I agree, the script *is* hokey, and so is the dénouement. But those failings are fairly standard for a lot of the network TV shows that surfaced in the Seventies and Eighties, most of which were not much more than evening soap operas. And not much better than their daytime variants to boot.
On the other hand, I didn't think Gord's acting was all that bad. If anything, it was a cut above what we saw in Harry Tracy - that is, fairly wooden and lifeless. At least the producers of Hotel gave Gordon a role that he could play fairly convincingly, and with a degree of authenticity.
I agree that Gord's range of expression is limited; but that hasn't stopped too many people from becoming big-name, Hollywood actors.

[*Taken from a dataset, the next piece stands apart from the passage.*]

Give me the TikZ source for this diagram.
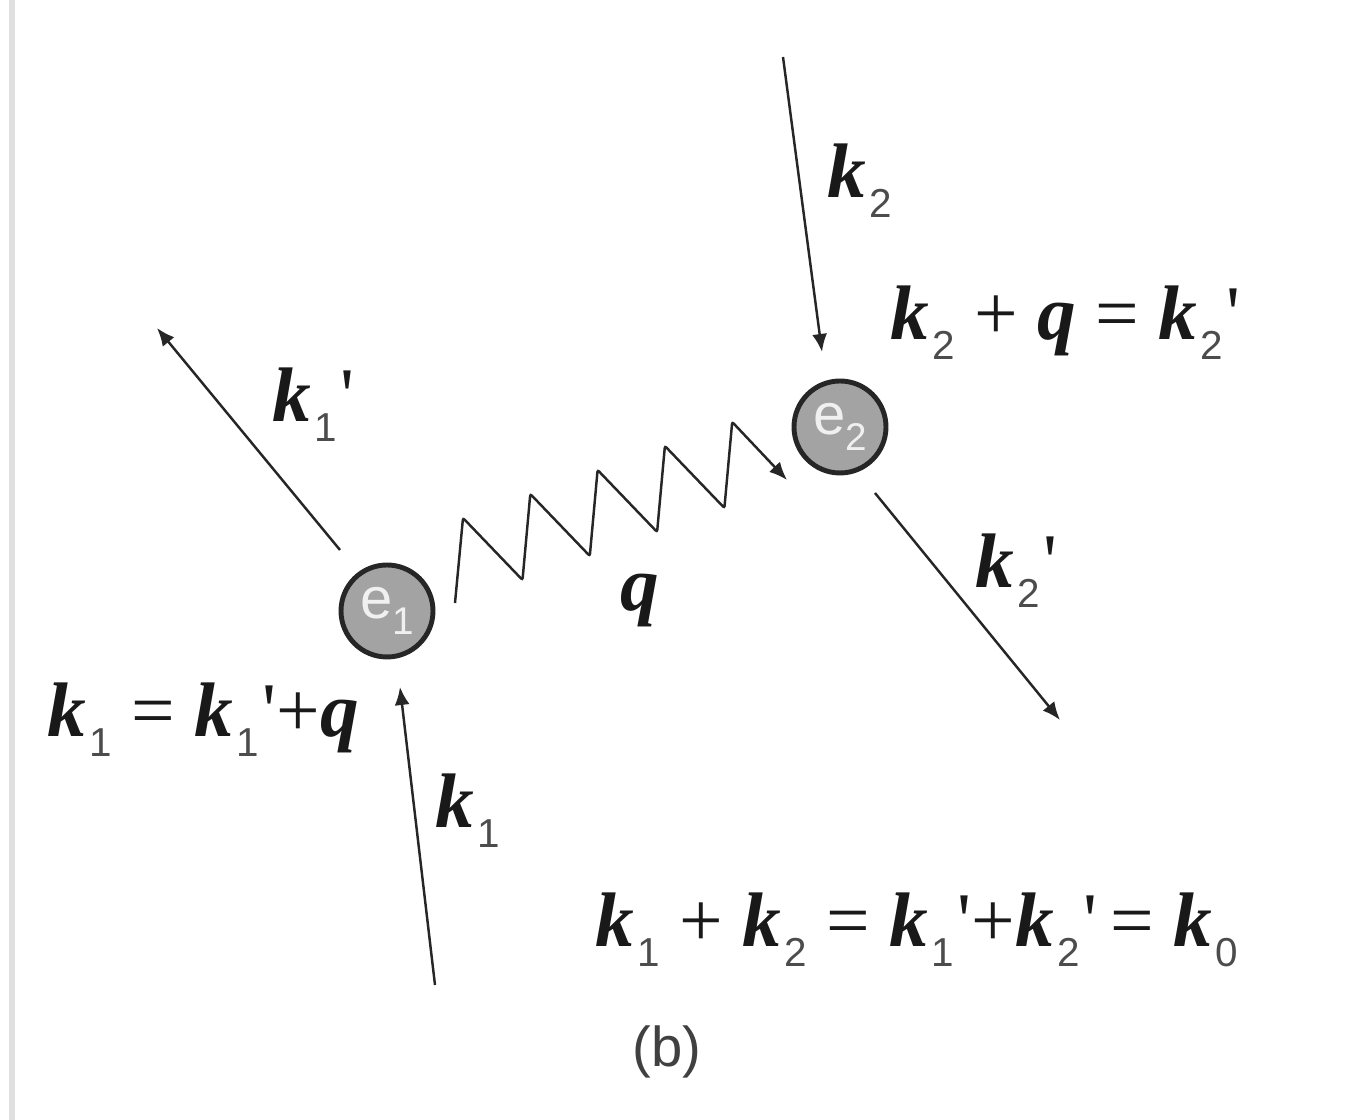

Arnold Schwazenegger and Sylvester Stallone (among others) come to mind when I think of actors who have a limited emotional range.
Gordon's deadpan delivery may well have been the result of culture, besides the fact that by nature, 'he is what he is'.
By and large, Canadians are a fairly straightforward kind of people, not really given to wearing their hearts on their sleeves. Moreover, they don't have a sense of the 'larger-than-life' that their American cousins seem to have in spades and seems to work so well for them in the movie/TV business.
Trust me, I'm Canadian, and I know what my fellow countrymen are like.
In any case, what I saw in Hotel was enough to make me wonder if Gordon couldn't have become a half-decent actor with training and more experience.
Then again, perhaps it's better that he opted to stay in the music business anyway. Few actors have been successful in their musical ventures, and vice versa.